Planners say plans for eight homes at Linney House are likely to be thrown out because of damage to the natural and historic environment

In March, a new proposal was submitted to build eight homes of modern design in the grounds of Linney House. Now Shropshire Council’s planning officers have said the plans contravene planning policy and are likely to be refused. A letter sent to the site developer eight days ago is a lengthy 14 pages. But the message it conveys is clear. The environmental damage and harm to the Ludlow Conservation Area from the proposed scheme would be unacceptable. At most, three houses can be accommodated on the site and there is already permission for this. Shropshire Council is likely to reject the current application to increase the number of houses to eight.

The planners’ letter does not mark the end of this seven-year attempt to build in woodland in the garden of the Grade II listed Linney House. The developer must decide whether to withdraw the current application or press ahead regardless. If the plans are turned down, he might appeal to the planning inspectorate. He would also be within his rights to go to planning inspectorate for a decision without waiting for a formal decision from the council. Or he might opt to build the scheme for three large houses approved in 2014 and 2017.

The most recent application followed previous approval of three homes on the site in 2014. That permission was renewed in 2017, when the site owner made it clear he had no intention of building the scheme submitted. Instead, he was doing no more than keeping the planning permission alive until a new proposal was drawn up. That proposal was submitted in March (19/00826/FUL). It quickly ran into trouble over the loss of trees, along with concerns about heritage, highways and ecology. Now, the planning case officer scrutinising the plans has said the scheme is unlikely to be approved because it conflicts with local and national planning policies.  

The pre-application advice given by Shropshire Council to the developer, James Hepworth, was positive. But a new planner examining the detailed plans says that advice is not binding on the council. He has approached the application with “fresh eyes”. He says that the main issue of discussion to date has been the loss of trees in 2015 and the level of compensatory planting and landscaping. But there was no identified need for a development of eight homes in a town which has given permission for more than 800 homes in the current local plan period.

The planner conceded that the scheme would offer some public benefits, including the restoration and repair of the stone wall along the Linney. The affordable housing contribution, which is required because the development is over 1,000 sqm, would also be a positive benefit. (This would be one home or 15% of the cost of the scheme.) But the five homes now proposed in addition to the three already approved are would not be a benefit to Ludlow which has enough planning permissions to meet its guideline target for housebuilding to 2026.

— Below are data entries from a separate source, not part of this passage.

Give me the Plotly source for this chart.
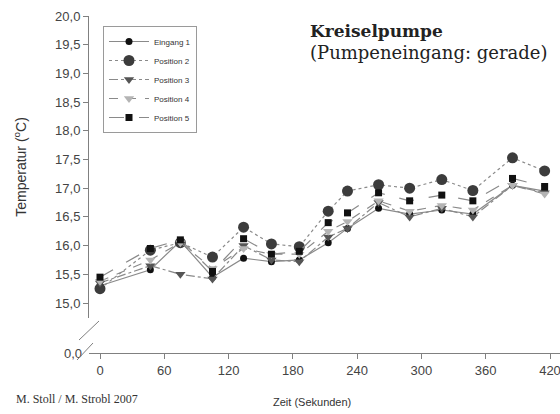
import plotly.graph_objects as go

# ---- data ----
zeit = [0, 47, 75, 105, 134, 160, 186, 213, 231, 260, 289, 319, 348, 385, 415]
eingang1 = [15.30, 15.58, 16.08, 15.45, 15.78, 15.72, 15.75, 16.05, 16.30, 16.65, 16.55, 16.62, 16.55, 17.05, 16.95]
position2 = [15.25, 15.92, 16.05, 15.80, 16.32, 16.03, 15.98, 16.60, 16.95, 17.06, 17.00, 17.15, 16.96, 17.53, 17.30]
position3 = [15.35, 15.65, 15.50, 15.42, 16.00, 15.75, 15.72, 16.15, 16.30, 16.75, 16.50, 16.65, 16.50, 17.05, 16.92]
position4 = [15.38, 15.75, 16.05, 15.60, 15.95, 15.85, 15.85, 16.25, 16.42, 16.78, 16.60, 16.70, 16.62, 17.05, 16.90]
position5 = [15.45, 15.95, 16.10, 15.55, 16.12, 15.85, 15.90, 16.40, 16.57, 16.92, 16.78, 16.88, 16.78, 17.17, 17.03]

series_names = ["Eingang 1", "Position 2", "Position 3", "Position 4", "Position 5"]
y_ticks = [15.0, 15.5, 16.0, 16.5, 17.0, 17.5, 18.0, 18.5, 19.0, 19.5, 20.0]
x_ticks = [0, 60, 120, 180, 240, 300, 360, 420]
zero_tick = [0]

styles = [
    dict(dash="solid", symbol="circle", size=7, color="#111111"),
    dict(dash="dot", symbol="circle", size=11, color="#3c3c3c"),
    dict(dash="dashdot", symbol="triangle-down", size=9, color="#555555"),
    dict(dash="dash", symbol="triangle-down", size=9, color="#b4b4b4"),
    dict(dash="longdash", symbol="square", size=7, color="#111111"),
]
all_series = [eingang1, position2, position3, position4, position5]

fig = go.Figure()
for name, vals, st in zip(series_names, all_series, styles):
    fig.add_trace(go.Scatter(
        x=zeit, y=vals, name=name, mode="lines+markers",
        line=dict(color="#8a8a8a", width=1.2, dash=st["dash"]),
        marker=dict(symbol=st["symbol"], size=st["size"], color=st["color"],
                    line=dict(width=0)),
        yaxis="y",
    ))

# invisible trace on the lower (broken) axis so it renders
fig.add_trace(go.Scatter(x=[0], y=[0], yaxis="y2", mode="markers",
                         marker=dict(opacity=0), showlegend=False, hoverinfo="skip"))

W, H = 560, 414
L, R, T, B = 89, 0, 16, 61
ph = H - T - B
pw = W - L - R
main_bottom_px = 318
main_dom0 = (353 - main_bottom_px) / ph

px_per_unit = 57.4
y_low = 20.0 - (main_bottom_px - T) / px_per_unit

x_px_per_s = 450 / 420
x_lo = -(100 - L) / x_px_per_s
x_hi = 420 + (W - R - 550) / x_px_per_s

tickfont = dict(family="Liberation Sans, Arial, sans-serif", size=13, color="#444444")

fig.update_layout(
    width=W, height=H,
    margin=dict(l=L, r=R, t=T, b=B, pad=0),
    paper_bgcolor="white", plot_bgcolor="white",
    separators=",.",
    showlegend=True,
    legend=dict(
        x=(103 - L) / pw, y=(353 - 26) / ph, xanchor="left", yanchor="top",
        bordercolor="#9a9a9a", borderwidth=1, bgcolor="white",
        font=dict(family="Liberation Sans, Arial, sans-serif", size=8, color="#333333"),
        itemwidth=40, tracegroupgap=0,
    ),
    xaxis=dict(
        range=[x_lo, x_hi], tickvals=x_ticks, showgrid=False, zeroline=False,
        showline=True, linecolor="#808080", linewidth=1,
        ticks="outside", ticklen=5, tickcolor="#808080",
        tickfont=tickfont, anchor="y2", ticklabeloverflow="allow",
    ),
    yaxis=dict(
        domain=[main_dom0, 1.0], range=[y_low, 20.0], tickvals=y_ticks, tickformat=".1f",
        showgrid=False, zeroline=False, showline=True, linecolor="#808080", linewidth=1,
        ticks="outside", ticklen=5, tickcolor="#808080", tickfont=tickfont,
        title=dict(text="Temperatur (<sup>o</sup>C)", standoff=25,
                   font=dict(family="Liberation Sans, Arial, sans-serif", size=14, color="#333333")),
    ),
    yaxis2=dict(
        domain=[0, 0.02], range=[0, 1], tickvals=zero_tick, tickformat=".1f",
        showgrid=False, zeroline=False, showline=False, ticks="",
        tickfont=tickfont, ticklabelstandoff=6,
    ),
)

# axis-break marks (decorative)
def px2paper(px, py):
    return (px - L) / pw, (H - B - py) / ph

for (x0, y0, x1, y1) in [(79, 340, 99, 321), (77, 360, 93, 343)]:
    a0 = px2paper(x0, y0); a1 = px2paper(x1, y1)
    fig.add_shape(type="line", xref="paper", yref="paper",
                  x0=a0[0], y0=a0[1], x1=a1[0], y1=a1[1],
                  line=dict(color="#808080", width=1))

# titles
tx, ty = px2paper(308, 31)
fig.add_annotation(xref="paper", yref="paper", x=tx, y=ty, xanchor="left", yanchor="middle",
                   text="<b>Kreiselpumpe</b>", showarrow=False,
                   font=dict(family="DejaVu Serif, serif", size=17, color="#222222"))
tx, ty = px2paper(308, 52)
fig.add_annotation(xref="paper", yref="paper", x=tx, y=ty, xanchor="left", yanchor="middle",
                   text="(Pumpeneingang: gerade)", showarrow=False,
                   font=dict(family="DejaVu Serif, serif", size=18, color="#222222"))
tx, ty = px2paper(14, 399)
fig.add_annotation(xref="paper", yref="paper", x=tx, y=ty, xanchor="left", yanchor="middle",
                   text="M. Stoll / M. Strobl 2007", showarrow=False,
                   font=dict(family="Liberation Serif, serif", size=12, color="#333333"))
tx, ty = px2paper(312, 402)
fig.add_annotation(xref="paper", yref="paper", x=tx, y=ty, xanchor="center", yanchor="middle",
                   text="Zeit (Sekunden)", showarrow=False,
                   font=dict(family="Liberation Sans, Arial, sans-serif", size=11, color="#333333"))

fig.write_html("out.html")
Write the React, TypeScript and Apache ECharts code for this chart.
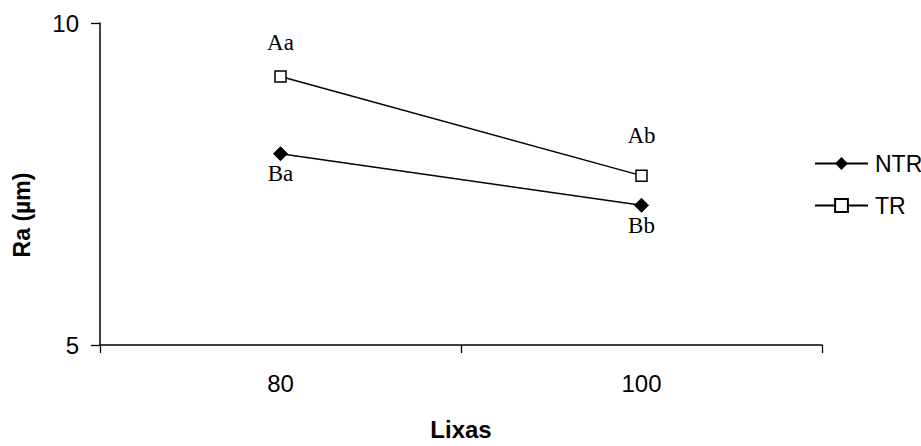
import React, { useEffect, useRef } from "react";
import * as echarts from "echarts";

const categories = ["80", "100"];
const ntrValues = [7.97, 7.17];
const trValues = [9.17, 7.63];
const ntrLabels = ["Ba", "Bb"];
const trLabels = ["Aa", "Ab"];
const trLabelDistances = [16, 22];
const ntrLabelDistances = [1, 1];

export default function App() {
  const ref = useRef<HTMLDivElement>(null);
  useEffect(() => {
    if (!ref.current) return;
    const chart = echarts.init(ref.current, null, { renderer: "svg" });
    const sans = "'Liberation Sans', Arial, sans-serif";
    const serif = "'Liberation Serif', 'Times New Roman', serif";
    chart.setOption({
      animation: false,
      backgroundColor: "#ffffff",
      grid: { left: 100, right: 99, top: 23, bottom: 97, containLabel: false },
      legend: {
        orient: "vertical",
        left: 809,
        top: 147,
        itemWidth: 53,
        itemHeight: 16,
        itemGap: 19,
        textStyle: { fontFamily: sans, fontSize: 23, color: "#000", padding: [0, 0, 0, 2] },
        data: ["NTR", "TR"],
      },
      xAxis: {
        type: "category",
        data: categories,
        boundaryGap: true,
        axisLine: { lineStyle: { color: "#000", width: 1.5 } },
        axisTick: { show: true, length: 8, lineStyle: { color: "#000", width: 1.3 } },
        axisLabel: { fontFamily: sans, fontSize: 24, color: "#000", margin: 26 },
        name: "Lixas",
        nameLocation: "middle",
        nameGap: 72,
        nameTextStyle: { fontFamily: sans, fontSize: 24, fontWeight: "bold", color: "#000" },
        splitLine: { show: false },
      },
      yAxis: {
        type: "value",
        min: 5,
        max: 10,
        interval: 5,
        axisLine: { show: true, lineStyle: { color: "#000", width: 1.5 } },
        axisTick: { show: true, length: 9, lineStyle: { color: "#000", width: 1.3 } },
        axisLabel: { fontFamily: sans, fontSize: 24, color: "#000", margin: 21 },
        splitLine: { show: false },
      },
      graphic: [
        {
          type: "text",
          x: 22,
          y: 215,
          rotation: Math.PI / 2,
          style: {
            text: "Ra (µm)",
            fontFamily: sans,
            fontSize: 23,
            fontWeight: "bold",
            fill: "#000",
            align: "center",
            verticalAlign: "middle",
          },
        },
      ],
      series: [
        {
          name: "NTR",
          type: "line",
          data: ntrValues.map((v, i) => ({
            value: v,
            label: { distance: ntrLabelDistances[i] },
          })),
          symbol: "diamond",
          symbolSize: 14,
          itemStyle: { color: "#000", borderColor: "#000" },
          lineStyle: { color: "#000", width: 1.4 },
          label: {
            show: true,
            position: "bottom",
            formatter: (p: any) => ntrLabels[p.dataIndex],
            fontFamily: serif,
            fontSize: 23,
            color: "#000",
          },
        },
        {
          name: "TR",
          type: "line",
          data: trValues.map((v, i) => ({
            value: v,
            label: { distance: trLabelDistances[i] },
          })),
          symbol: "rect",
          symbolSize: 11,
          itemStyle: { color: "#fff", borderColor: "#000", borderWidth: 1.5 },
          lineStyle: { color: "#000", width: 1.4 },
          label: {
            show: true,
            position: "top",
            formatter: (p: any) => trLabels[p.dataIndex],
            fontFamily: serif,
            fontSize: 23,
            color: "#000",
          },
        },
      ],
    });
    return () => chart.dispose();
  }, []);
  return <div ref={ref} style={{ width: 921, height: 446, position: "absolute", left: 0, top: 0 }} />;
}
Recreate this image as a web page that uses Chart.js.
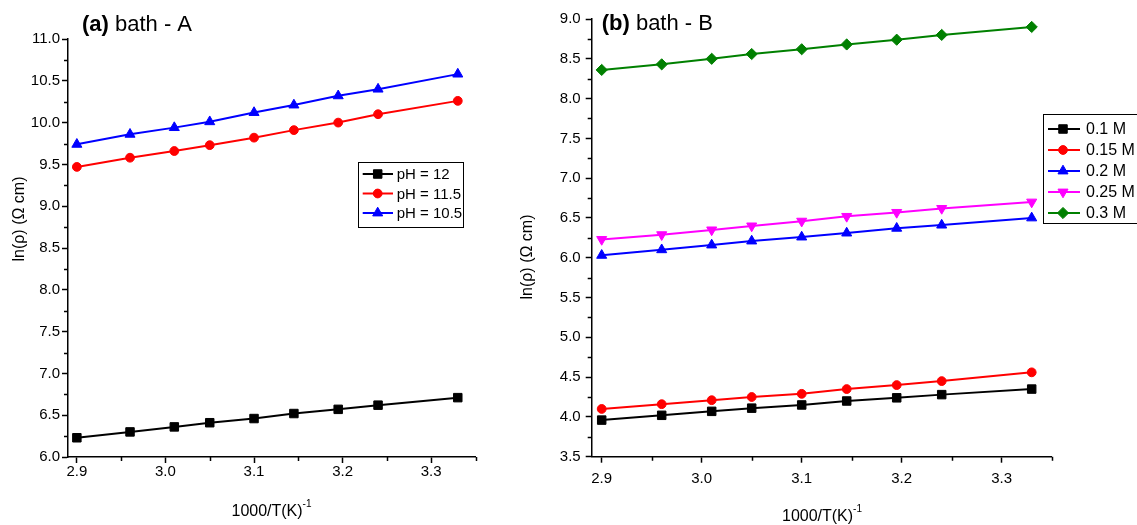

The landscaping scheme for the site is fundamental in maintaining the wooded character of the site and ensuring that the development meets the demanding tests of Section 72 of the Planning (Listed Building and Conservation Areas) Act 1990:

“Revision to the site layout involving a potential reduction in the proposed number of dwellings will be necessary in order to ensure the that the landscaping scheme is viable in the medium to long term. This will be necessary before the scheme can consider to either preserve or enhance the character and appearance of the conservation area. The development will have an adverse effect on important woodland and green infrastructure and the contribution of that to amenity and the local ecological network. It will require the removal of remaining trees on the site barring a strip of 40 or so trees scattered along the boundary of the River Corve.”

Planners conclude the current application would not protect, restore or enhance the quality of compensatory planting agreed after earlier felling of trees. Instead, it would undermine the long-term quality and functionality as a habitat and would not compensate for the loss of previous vegetation and biodiversity. Screening of the site would be diminished, as would its contribution to the character and amenity of the area.

In the letter, Shropshire Council’s planners conclude that the benefits of the scheme would outweigh the harm that will be caused by the scheme to the historic and natural environment:

“It is difficult to see how any scheme much in excess of the existing consented scheme for the three houses could be designed and constructed whilst ensuring the protection, restoration and enhancement of the woodland on the site.”

That’s a clear message to the promoters of this development. The proposal contravenes local and national planning rules. If they press ahead, it is likely to be refused.